Frequently Asked Questions

What is the Pearson correlation coefficient?

The Pearson correlation coefficient (also called Pearson's r) is a statistical measure that calculates the strength and direction of the linear relationship between two continuous variables. It ranges from -1 to +1, where -1 indicates a perfect negative correlation, +1 indicates a perfect positive correlation, and 0 indicates no linear correlation.

How do I interpret Pearson correlation results in Excel?

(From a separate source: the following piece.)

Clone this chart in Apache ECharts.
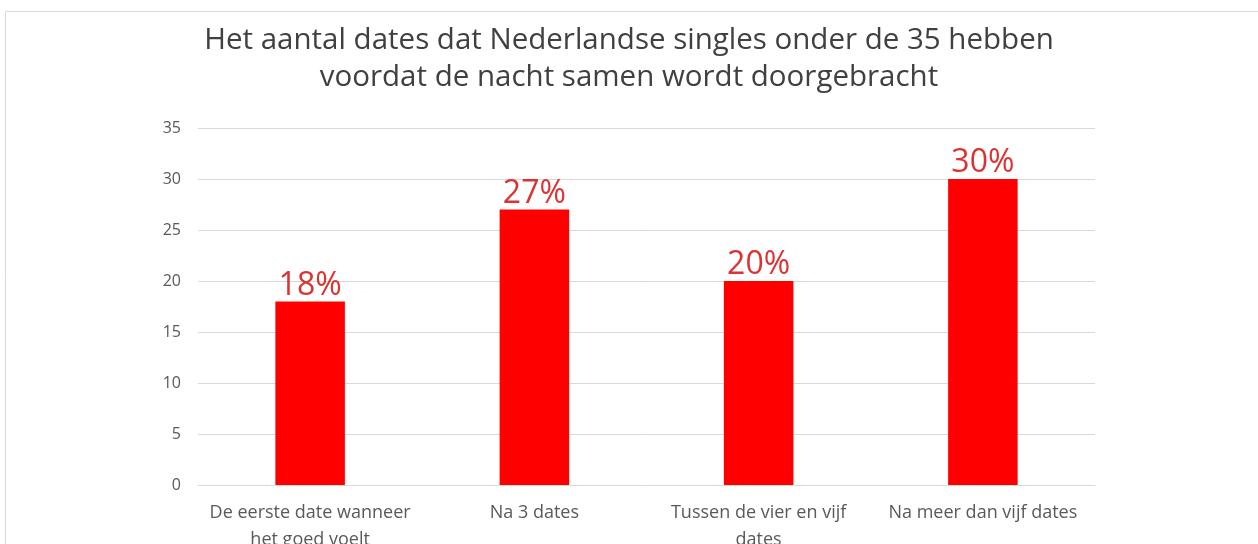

Interpret Pearson correlation values as follows: 0.7 to 1.0 (or -0.7 to -1.0) indicates a strong correlation, 0.4 to 0.7 (or -0.4 to -0.7) indicates a moderate correlation, 0.1 to 0.4 (or -0.1 to -0.4) indicates a weak correlation, and 0 to 0.1 (or 0 to -0.1) indicates no correlation. Positive values mean variables increase together, while negative values mean one increases as the other decreases.

What is the difference between Pearson and Spearman correlation?

Pearson correlation measures linear relationships between continuous variables and assumes bivariate normality. Spearman correlation is a non-parametric test that measures monotonic relationships (not necessarily linear) and works with ranked or ordinal data. Use Pearson when your data is normally distributed and the relationship is linear; use Spearman when data is not normally distributed or contains outliers.

Can Pearson correlation prove causation?

No, Pearson correlation does NOT prove causation. It only measures the strength and direction of association between two variables. A high correlation means variables tend to change together, but it doesn't tell you which variable causes changes in the other, or if a third variable is influencing both. To establish causation, you need experimental research designs or additional statistical methods like regression analysis.

What sample size do I need for Pearson correlation in Excel?

While Pearson correlation can technically be calculated with small samples, you need at least n=30 for reliable results and significance testing. Smaller samples (n<30) are more sensitive to outliers and violations of normality assumptions. For detecting small correlations (r=0.1-0.3), you may need 100+ observations for adequate statistical power.

How do I calculate the p-value for Pearson correlation in Excel?

Excel's CORREL function only calculates the correlation coefficient, not the p-value. To get the p-value, you need to use the Data Analysis Toolpak's Correlation tool (which also doesn't provide p-values directly), or manually calculate it using the T.DIST function with the formula: t = r × sqrt((n-2)/(1-r²)), where r is the correlation coefficient and n is the sample size.

What does a correlation of 0.9 mean?

A correlation of 0.9 indicates a very strong positive linear relationship between two variables. This means that as one variable increases, the other variable tends to increase at a very consistent rate. However, remember that even a 0.9 correlation means only 81% (0.9²) of the variance in one variable can be explained by the other variable - there's still 19% unexplained variance.

Wrapping Up

The Pearson correlation coefficient is a useful tool for understanding the relationship between two variables, and it is easy to calculate in Excel using either the Data Analysis Toolpak or the CORREL function.